### Your task
Write out the material exactly, with the pictures left out.
** start Provided material **
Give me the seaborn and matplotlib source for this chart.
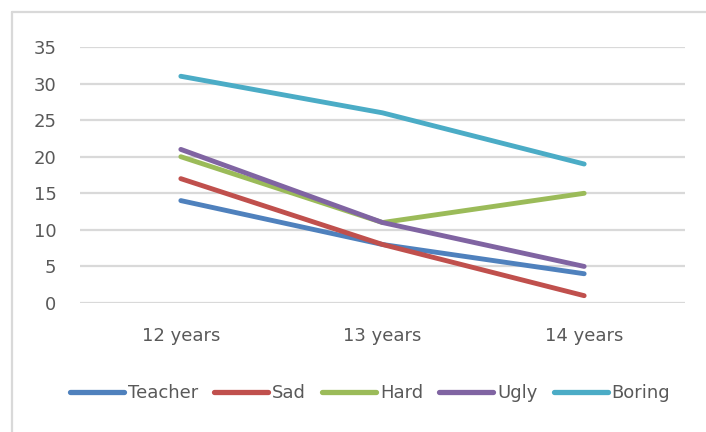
import matplotlib
matplotlib.use("Agg")
import matplotlib.pyplot as plt
from matplotlib.lines import Line2D
import seaborn as sns
import pandas as pd

# Survey responses per age group
ages = ["12 years", "13 years", "14 years"]
teacher = [14, 8, 4]
sad = [17, 8, 1]
hard = [20, 11, 15]
ugly = [21, 11, 5]
boring = [31, 26, 19]

series_names = ["Teacher", "Sad", "Hard", "Ugly", "Boring"]
series_values = [teacher, sad, hard, ugly, boring]
colors = ["#4F81BD", "#C0504D", "#9BBB59", "#8064A2", "#4BACC6"]

rows = []
for name, vals in zip(series_names, series_values):
    for i, (age, v) in enumerate(zip(ages, vals)):
        rows.append({"age": age, "pos": i, "series": name, "value": v})
df = pd.DataFrame(rows)

sns.set_theme(style="white")
plt.rcParams["font.family"] = ["DejaVu Sans"]
text_color = "#595959"
grid_color = "#D9D9D9"

fig = plt.figure(figsize=(7.06, 4.32), dpi=100)
ax = fig.add_axes([80 / 706, 1 - 303 / 432, 605 / 706, 256 / 432])

sns.lineplot(data=df, x="pos", y="value", hue="series", hue_order=series_names,
             palette=colors, linewidth=3.5, ax=ax, legend=False,
             solid_capstyle="round", solid_joinstyle="round", zorder=3)

ax.set_xlim(-0.5, 2.5)
ax.set_ylim(0, 35)
ax.set_yticks(range(0, 36, 5))
ax.set_xticks(range(len(ages)))
ax.set_xticklabels(ages)
ax.set_xlabel("")
ax.set_ylabel("")
for s in ax.spines.values():
    s.set_visible(False)
ax.yaxis.grid(True, color=grid_color, linewidth=1.6)
ax.xaxis.grid(False)
ax.tick_params(axis="both", length=0, labelsize=13, colors=text_color)
ax.tick_params(axis="y", pad=17)
ax.tick_params(axis="x", pad=17)

handles = [Line2D([0], [0], color=c, linewidth=3.8, solid_capstyle="round")
           for c in colors]
fig.legend(handles, series_names, loc="center", bbox_to_anchor=(370 / 706, 1 - 393 / 432),
           ncol=5, frameon=False, fontsize=13, handlelength=3.0, handletextpad=0.2,
           columnspacing=0.9, labelcolor=text_color)

# Chart area border
fig.add_artist(Line2D([12 / 706, 12 / 706], [0, 1 - 12 / 432], transform=fig.transFigure,
                      color=grid_color, linewidth=1.6))
fig.add_artist(Line2D([12 / 706, 1], [1 - 12 / 432, 1 - 12 / 432], transform=fig.transFigure,
                      color=grid_color, linewidth=1.6))

fig.savefig("out.png", dpi=100, facecolor="white")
** end Provided material **
### Problem solution
Give me the seaborn and matplotlib source for this chart.
import matplotlib
matplotlib.use("Agg")
import matplotlib.pyplot as plt
from matplotlib.lines import Line2D
import seaborn as sns
import pandas as pd

# Survey responses per age group
ages = ["12 years", "13 years", "14 years"]
teacher = [14, 8, 4]
sad = [17, 8, 1]
hard = [20, 11, 15]
ugly = [21, 11, 5]
boring = [31, 26, 19]

series_names = ["Teacher", "Sad", "Hard", "Ugly", "Boring"]
series_values = [teacher, sad, hard, ugly, boring]
colors = ["#4F81BD", "#C0504D", "#9BBB59", "#8064A2", "#4BACC6"]

rows = []
for name, vals in zip(series_names, series_values):
    for i, (age, v) in enumerate(zip(ages, vals)):
        rows.append({"age": age, "pos": i, "series": name, "value": v})
df = pd.DataFrame(rows)

sns.set_theme(style="white")
plt.rcParams["font.family"] = ["DejaVu Sans"]
text_color = "#595959"
grid_color = "#D9D9D9"

fig = plt.figure(figsize=(7.06, 4.32), dpi=100)
ax = fig.add_axes([80 / 706, 1 - 303 / 432, 605 / 706, 256 / 432])

sns.lineplot(data=df, x="pos", y="value", hue="series", hue_order=series_names,
             palette=colors, linewidth=3.5, ax=ax, legend=False,
             solid_capstyle="round", solid_joinstyle="round", zorder=3)

ax.set_xlim(-0.5, 2.5)
ax.set_ylim(0, 35)
ax.set_yticks(range(0, 36, 5))
ax.set_xticks(range(len(ages)))
ax.set_xticklabels(ages)
ax.set_xlabel("")
ax.set_ylabel("")
for s in ax.spines.values():
    s.set_visible(False)
ax.yaxis.grid(True, color=grid_color, linewidth=1.6)
ax.xaxis.grid(False)
ax.tick_params(axis="both", length=0, labelsize=13, colors=text_color)
ax.tick_params(axis="y", pad=17)
ax.tick_params(axis="x", pad=17)

handles = [Line2D([0], [0], color=c, linewidth=3.8, solid_capstyle="round")
           for c in colors]
fig.legend(handles, series_names, loc="center", bbox_to_anchor=(370 / 706, 1 - 393 / 432),
           ncol=5, frameon=False, fontsize=13, handlelength=3.0, handletextpad=0.2,
           columnspacing=0.9, labelcolor=text_color)

# Chart area border
fig.add_artist(Line2D([12 / 706, 12 / 706], [0, 1 - 12 / 432], transform=fig.transFigure,
                      color=grid_color, linewidth=1.6))
fig.add_artist(Line2D([12 / 706, 1], [1 - 12 / 432, 1 - 12 / 432], transform=fig.transFigure,
                      color=grid_color, linewidth=1.6))

fig.savefig("out.png", dpi=100, facecolor="white")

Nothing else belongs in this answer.